If you do not have a envelope or preprinted address label, mail your voucher with payment to:
State of New Jersey
Division of Taxation
PO Box 196
Trenton, NJ 08645-0196

Credit Card.
You may also pay your 2013 New Jersey income taxes or make a payment of estimated tax for 2014 by credit card. Visit the Divisions web site and use a Visa, American Express, MasterCard, or Discover Novus credit card. Do not send in the payment voucher if you pay your taxes by credit card.

Electronic Check (e-check)
You may be able to pay your 2013 New Jersey income taxes or make a payment of estimated tax for 2014 by e-check. When making a payment by e-check, you will be required to enter your bank's routing number and your account number. The payment will be debited from your account within 3-5 business days.

If you did not choose to pay be e-check during your WebFile session, you can still pay be e-check on the Division's Web site . You may also call the Division's Customer Service Center at 609-292-6400. Do not send in the payment voucher if you pay your taxes by e-check.

When using e-check on the Web, you will need your social security number and date of birth to make a payment. Be sure the social security number and date of birth you enter matches the first social security number shown on the form for which you are making your payment.

Note: If you do not enter your social security number and date of birth properly, you will not be able to pay be e-check. To verify your identity the Division will compare the date of birth you provide with the date of birth on file for you with the Social Security Administration.
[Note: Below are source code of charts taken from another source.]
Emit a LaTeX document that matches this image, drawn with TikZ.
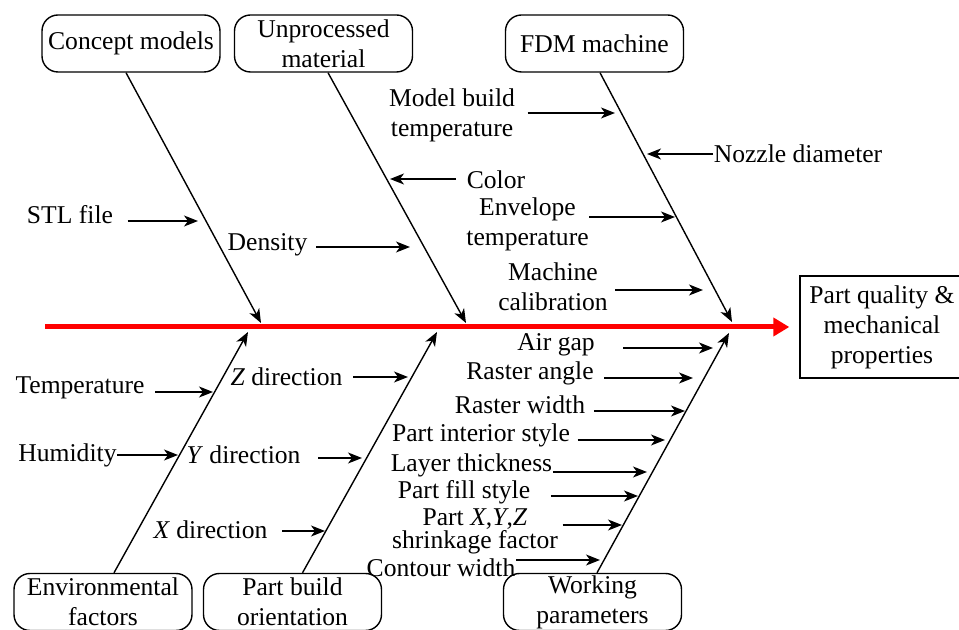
\documentclass[tikz,border=0pt]{standalone}
\usepackage{fontspec}
\setmainfont{Liberation Serif}
\usetikzlibrary{arrows.meta}

\begin{document}
\begin{tikzpicture}[x=0.5pt,y=-0.5pt,line width=0.7pt,
  >={Stealth[length=7pt,width=5.5pt,inset=2pt]},
  font=\fontsize{12.8}{15}\selectfont,
  cause/.style={draw,rounded corners=8pt,minimum width=89pt,minimum height=28.5pt,align=center,inner sep=0pt},
  effect/.style={draw,minimum width=82pt,minimum height=51pt,align=center,inner sep=0pt},
  lbl/.style={inner sep=0pt,align=center},
  spine/.style={red,line width=2.5pt,-{Triangle[length=8pt,width=9pt]}}]
\useasboundingbox (0,0) rectangle (959,630);
% main categories
\node[cause] (concept) at (131,43.5) {Concept models};
\node[cause] (unproc) at (323.5,43.5) {Unprocessed\\material};
\node[cause] (fdm) at (594.5,43.5) {FDM machine};
\node[cause] (env) at (103,602) {Environmental\\factors};
\node[cause] (build) at (292.5,602) {Part build\\orientation};
\node[cause] (work) at (592.5,602) {Working\\parameters};
\node[effect] (result) at (882,327) {Part quality \&\\mechanical\\properties};
% spine
\coordinate (tail) at (45,327);
\draw[spine,shorten >=5pt] (tail) -- (result);
% bones
\coordinate (conceptTip) at (261,323);
\coordinate (unprocTip) at (466,323);
\coordinate (fdmTip) at (732,322);
\coordinate (envTip) at (248,332);
\coordinate (buildTip) at (437,332);
\coordinate (workTip) at (729,333);
\draw[->] ([xshift=-2.5pt]concept.south) -- (conceptTip);
\draw[->] ([xshift=2.25pt]unproc.south) -- (unprocTip);
\draw[->] ([xshift=2.75pt]fdm.south) -- (fdmTip);
\draw[->] ([xshift=5.5pt]env.north) -- (envTip);
\draw[->] ([xshift=5pt]build.north) -- (buildTip);
\draw[->] ([xshift=2.25pt]work.north) -- (workTip);
% upper causes
\node[lbl] (stl) at (70,215) {STL file};
\node[lbl] (density) at (267.5,245) {Density};
\node[lbl] (color) at (496,180) {Color};
\node[lbl] (model) at (452,115) {Model build\\temperature};
\node[lbl] (nozzle) at (798,154) {Nozzle diameter};
\node[lbl] (envelope) at (527.5,224) {Envelope\\temperature};
\node[lbl] (machine) at (553,287) {Machine\\calibration};
\coordinate (stlTip) at (198,221);
\coordinate (densityTip) at (410,247);
\coordinate (colorTip) at (390,179);
\coordinate (modelTip) at (615,113);
\coordinate (nozzleTip) at (647,154);
\coordinate (envelopeTip) at (675,217);
\coordinate (machineTip) at (703,290);
\draw[->,shorten <=7pt] (stl.east |- stlTip) -- (stlTip);
\draw[->,shorten <=4pt] (density.east |- densityTip) -- (densityTip);
\draw[->,shorten <=5pt] (color.west |- colorTip) -- (colorTip);
\draw[->,shorten <=6pt] (model.east |- modelTip) -- (modelTip);
\draw[->] (nozzle.west |- nozzleTip) -- (nozzleTip);
\draw[->] (envelope.east |- envelopeTip) -- (envelopeTip);
\draw[->,shorten <=3.5pt] (machine.east |- machineTip) -- (machineTip);
% lower causes
\node[lbl] (temp) at (80,388) {Temperature};
\node[lbl] (zdir) at (286.5,377) {\textit{Z} direction};
\node[lbl] (humid) at (67.5,455) {Humidity};
\node[lbl] (ydir) at (243.5,455) {\textit{Y} direction};
\node[lbl] (xdir) at (210.5,530) {\textit{X} direction};
\coordinate (tempTip) at (213,392);
\coordinate (zTip) at (408,377);
\coordinate (humidTip) at (178,455);
\coordinate (yTip) at (362,458);
\coordinate (xTip) at (325,531);
\draw[->,shorten <=5pt] (temp.east |- tempTip) -- (tempTip);
\draw[->,shorten <=5pt] (zdir.east |- zTip) -- (zTip);
\draw[->] (humid.east |- humidTip) -- (humidTip);
\draw[->,shorten <=8.5pt] (ydir.east |- yTip) -- (yTip);
\draw[->,shorten <=7pt] (xdir.east |- xTip) -- (xTip);
% working parameters
\node[lbl] (airgap) at (556,345) {Air gap};
\node[lbl] (rangle) at (530,373) {Raster angle};
\node[lbl] (rwidth) at (520,405) {Raster width};
\node[lbl] (interior) at (481,435) {Part interior style};
\node[lbl] (layer) at (471.5,465) {Layer thickness};
\node[lbl] (fill) at (464,492) {Part fill style};
\node[lbl,font=\fontsize{12.8}{11.5}\selectfont] (shrink) at (475,531) {Part \textit{X},\textit{Y},\textit{Z}\\shrinkage factor};
\node[lbl] (contour) at (441,568) {Contour width};
\coordinate (airTip) at (713,348);
\coordinate (rangleTip) at (693,378);
\coordinate (rwidthTip) at (685,411);
\coordinate (interiorTip) at (665,440);
\coordinate (layerTip) at (647,472);
\coordinate (fillTip) at (638,496);
\coordinate (shrinkTip) at (622,525);
\coordinate (contourTip) at (600,560);
\draw[->,shorten <=14pt] (airgap.east |- airTip) -- (airTip);
\draw[->,shorten <=5pt] (rangle.east |- rangleTip) -- (rangleTip);
\draw[->,shorten <=4pt] (rwidth.east |- rwidthTip) -- (rwidthTip);
\draw[->,shorten <=3.5pt] (interior.east |- interiorTip) -- (interiorTip);
\draw[->] (layer.east |- layerTip) -- (layerTip);
\draw[->,shorten <=10pt] (fill.east |- fillTip) -- (fillTip);
\draw[->,shorten <=2pt] (shrink.east |- shrinkTip) -- (shrinkTip);
\draw[->] (contour.east |- contourTip) -- (contourTip);
\end{tikzpicture}
\end{document}
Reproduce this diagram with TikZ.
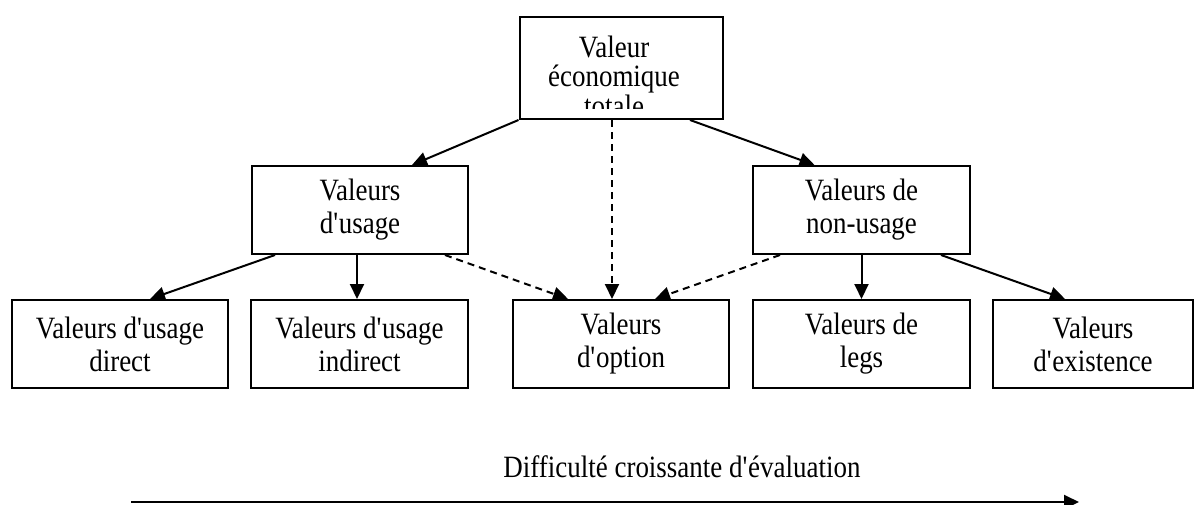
\documentclass[tikz,border=0pt]{standalone}
\usepackage{fontspec}
\setmainfont{Liberation Serif}[FakeStretch=0.87]
\usetikzlibrary{arrows.meta,calc}
\newcommand{\aq}{\textquotesingle}
\begin{document}
\begin{tikzpicture}[x=1pt,y=-1pt,
  txt/.style={font=\fontsize{31}{33}\selectfont, align=center, inner sep=0pt},
  box/.style={draw, line width=2pt, inner sep=0pt, font=\fontsize{31}{33}\selectfont, align=center, minimum height=88pt},
  conn/.style={line width=2pt, -{Triangle[length=15pt,width=14pt]}},
  dconn/.style={conn, dash pattern=on 7pt off 5pt}]
\useasboundingbox (0,0) rectangle (1196,504);
\clip (0,0) rectangle (1196,504);
% boxes
\node[box, minimum width=203pt, minimum height=102pt] (tot) at (621.5,68) {};
\begin{scope}
  \clip (521,18) rectangle (722,108.5);
  \node[txt, font=\fontsize{31}{29.5}\selectfont] at (614,76) {Valeur\\économique\\totale};
\end{scope}
\node[box, minimum width=216pt] (usage) at (360,210) {Valeurs\\d\aq usage};
\node[box, minimum width=217pt] (nonuse) at (861.5,210) {Valeurs de\\non-usage};
\node[box, minimum width=216pt] (direct) at (120,344) {Valeurs d\aq usage\\direct};
\node[box, minimum width=217pt] (indirect) at (359.5,344) {Valeurs d\aq usage\\indirect};
\node[box, minimum width=216pt] (option) at (621,344) {Valeurs\\d\aq option};
\node[box, minimum width=217pt] (legs) at (861.5,344) {Valeurs de\\legs};
\node[box, minimum width=200pt] (exist) at (1093,344) {Valeurs\\d\aq existence};
% connectors
\draw[conn] ($(tot.south)+(-103,0)$) -- ($(usage.north)+(52,0)$);
\draw[conn] ($(tot.south)+(68.5,0)$) -- ($(nonuse.north)+(-47,0)$);
\draw[dconn] ($(tot.south)+(-9.5,0)$) -- ($(option.north)+(-9,0)$);
\draw[conn] ($(usage.south)+(-85,0)$) -- ($(direct.north)+(30,0)$);
\draw[conn] ($(usage.south)+(-3,0)$) -- ($(indirect.north)+(-2.5,0)$);
\draw[dconn] ($(usage.south)+(85,0)$) -- ($(option.north)+(-53,0)$);
\draw[dconn] ($(nonuse.south)+(-81.5,0)$) -- ($(option.north)+(34,0)$);
\draw[conn] (nonuse.south) -- (legs.north);
\draw[conn] ($(nonuse.south)+(79.5,0)$) -- ($(exist.north)+(-28,0)$);
% bottom
\node[txt] (diff) at (682,467) {Difficulté croissante d\aq évaluation};
\coordinate (a0) at (131,502);
\coordinate (a1) at (1079,502);
\draw[conn] (a0) -- (a1);
\end{tikzpicture}
\end{document}
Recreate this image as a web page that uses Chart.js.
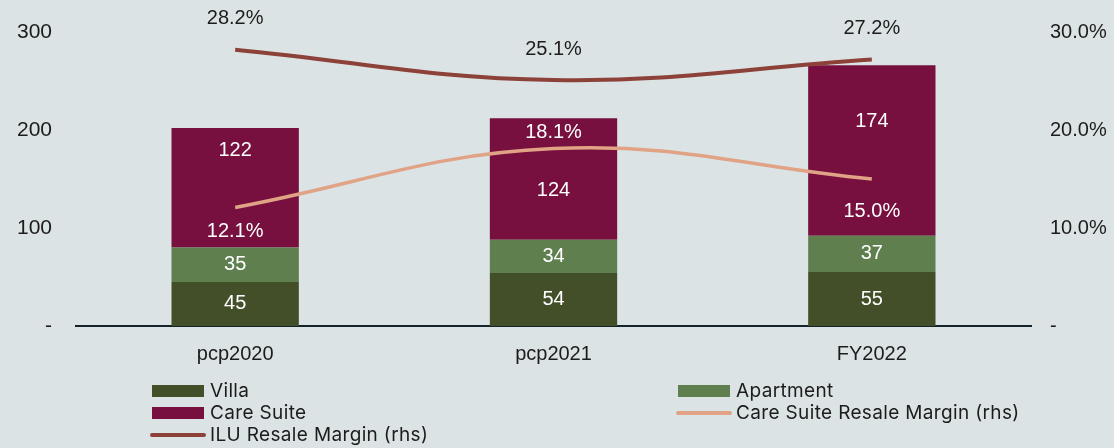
<!DOCTYPE html>
<html>
<head>
<meta charset="utf-8">
<script src="https://cdn.jsdelivr.net/npm/chart.js@4/dist/chart.umd.min.js"></script>
<style>
  html, body { margin: 0; padding: 0; background: #dce3e5; }
  #wrap { width: 1114px; height: 448px; }
</style>
</head>
<body>
<div id="wrap"><canvas id="myChart" width="1114" height="448"></canvas></div>
<script>
var categories = ['pcp2020', 'pcp2021', 'FY2022'];
var villa = [45, 54, 55];
var apartment = [35, 34, 37];
var careSuite = [122, 124, 174];
var careSuiteMargin = [12.1, 18.1, 15.0];
var iluMargin = [28.2, 25.1, 27.2];

var FONT = '"Liberation Sans", Arial, sans-serif';
var LEGEND_FONT = 'Inter, "Noto Sans", sans-serif';

// writes the numbers on bars and next to line points
var valueLabels = {
    id: 'valueLabels',
    afterDatasetsDraw: function (chart) {
        var ctx = chart.ctx;
        chart.data.datasets.forEach(function (ds, i) {
            var opt = ds.valueLabel;
            if (!opt) return;
            var meta = chart.getDatasetMeta(i);
            ctx.save();
            ctx.font = '20px ' + FONT;
            ctx.fillStyle = opt.color;
            ctx.textAlign = 'center';
            ctx.textBaseline = 'middle';
            meta.data.forEach(function (el, j) {
                var v = ds.data[j];
                var text = opt.format ? opt.format(v) : String(v);
                var shift = opt.shift ? opt.shift[j] : 0;
                var y = ds.type === 'line' ? el.y : (el.y + el.base) / 2;
                ctx.fillText(text, el.x, y + shift);
            });
            ctx.restore();
        });
    }
};

// two-column legend under the axis
var bottomLegend = {
    id: 'bottomLegend',
    afterDraw: function (chart) {
        var ctx = chart.ctx;
        var order = [0, 1, 2, 3, 4];
        var colX = [152, 678];
        var rowY = [391, 413, 435];
        ctx.save();
        ctx.font = '19px ' + LEGEND_FONT;
        ctx.letterSpacing = '0.35px';
        ctx.textBaseline = 'middle';
        order.forEach(function (di, k) {
            var ds = chart.data.datasets[di];
            var x = colX[k % 2];
            var y = rowY[Math.floor(k / 2)];
            if (ds.type === 'line') {
                ctx.strokeStyle = ds.borderColor;
                ctx.lineWidth = 4;
                ctx.lineCap = 'round';
                ctx.beginPath();
                ctx.moveTo(x, y);
                ctx.lineTo(x + 52, y);
                ctx.stroke();
            } else {
                ctx.fillStyle = ds.backgroundColor;
                ctx.fillRect(x, y - 6, 52, 12);
            }
            ctx.fillStyle = '#1c1c1c';
            ctx.fillText(ds.label, x + 58, y);
        });
        ctx.restore();
    }
};

// fixed axis widths; keep the tick padding from pushing the plot area down
function fixWidth(w) {
    return function (s) {
        s.width = w;
        s.paddingTop = 10;
        s.paddingBottom = 10;
    };
}

var ctx = document.getElementById('myChart').getContext('2d');
var chart = new Chart(ctx, {
    type: 'bar',
    data: {
        labels: categories,
        datasets: [
            {
                label: 'Villa',
                data: villa,
                backgroundColor: '#434f28',
                yAxisID: 'y',
                stack: 's',
                order: 2,
                valueLabel: { color: '#ffffff' }
            },
            {
                label: 'Apartment',
                data: apartment,
                backgroundColor: '#5f7f4f',
                yAxisID: 'y',
                stack: 's',
                order: 2,
                valueLabel: { color: '#ffffff' }
            },
            {
                label: 'Care Suite',
                data: careSuite,
                backgroundColor: '#77103e',
                yAxisID: 'y',
                stack: 's',
                order: 2,
                valueLabel: { color: '#ffffff', shift: [-37, 11, -29] }
            },
            {
                type: 'line',
                label: 'Care Suite Resale Margin (rhs)',
                data: careSuiteMargin,
                borderColor: '#e0a385',
                backgroundColor: '#e0a385',
                borderWidth: 3.5,
                tension: 0.4,
                pointRadius: 0,
                yAxisID: 'y1',
                order: 0,
                valueLabel: {
                    color: '#ffffff',
                    shift: [24, -16, 32],
                    format: function (v) { return v.toFixed(1) + '%'; }
                }
            },
            {
                type: 'line',
                label: 'ILU Resale Margin (rhs)',
                data: iluMargin,
                borderColor: '#8d4239',
                backgroundColor: '#8d4239',
                borderWidth: 4,
                tension: 0.4,
                pointRadius: 0,
                yAxisID: 'y1',
                order: 1,
                valueLabel: {
                    color: '#1c1c1c',
                    shift: [-31, -31, -31],
                    format: function (v) { return v.toFixed(1) + '%'; }
                }
            }
        ]
    },
    options: {
        responsive: false,
        animation: false,
        layout: {
            padding: { top: 32, bottom: 72, left: 0, right: 0 }
        },
        datasets: {
            bar: { barPercentage: 0.4, categoryPercentage: 1.0 }
        },
        plugins: {
            legend: { display: false },
            tooltip: { enabled: false }
        },
        scales: {
            x: {
                stacked: true,
                grid: { display: false, drawTicks: false },
                border: { display: true, color: '#13232c', width: 2 },
                ticks: {
                    color: '#1c1c1c',
                    font: { family: FONT, size: 20 },
                    padding: 16
                },
                afterFit: function (s) { s.height = 50; }
            },
            y: {
                position: 'left',
                stacked: true,
                min: 0,
                max: 300,
                grid: { display: false, drawTicks: false },
                border: { display: false },
                ticks: {
                    stepSize: 100,
                    color: '#1c1c1c',
                    font: { family: FONT, size: 21 },
                    padding: 24,
                    callback: function (v) { return v === 0 ? '-' : v; }
                },
                afterFit: fixWidth(76)
            },
            y1: {
                position: 'right',
                min: 0,
                max: 30,
                grid: { display: false, drawTicks: false },
                border: { display: false },
                ticks: {
                    stepSize: 10,
                    color: '#1c1c1c',
                    font: { family: FONT, size: 20 },
                    padding: 19,
                    callback: function (v) { return v === 0 ? '-' : v.toFixed(1) + '%'; }
                },
                afterFit: fixWidth(83)
            }
        }
    },
    plugins: [valueLabels, bottomLegend]
});
</script>
</body>
</html>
Time Limit for Assessing Additional Taxes
The Division of Taxation has three years from the date you file your income tax return or the original due date of the return, whichever is later, to send you a bill for additional taxes you owe. There is no time limit if you do not file your tax return, or if you file a false or fraudulent return with the intent to evade tax. The time limit may be extended if:

  • You amended or the IRS adjusted your Federal taxable income or your Federal earned income credit;
  • You amended your New Jersey taxable income;
  • You entered into a written agreement with the Division extending the time to make an assessment;
  • You omit more than 25% of your gross income on your income tax return; or
  • An erroneous refund is made as a result of fraud or misrepresentation by the taxpayer.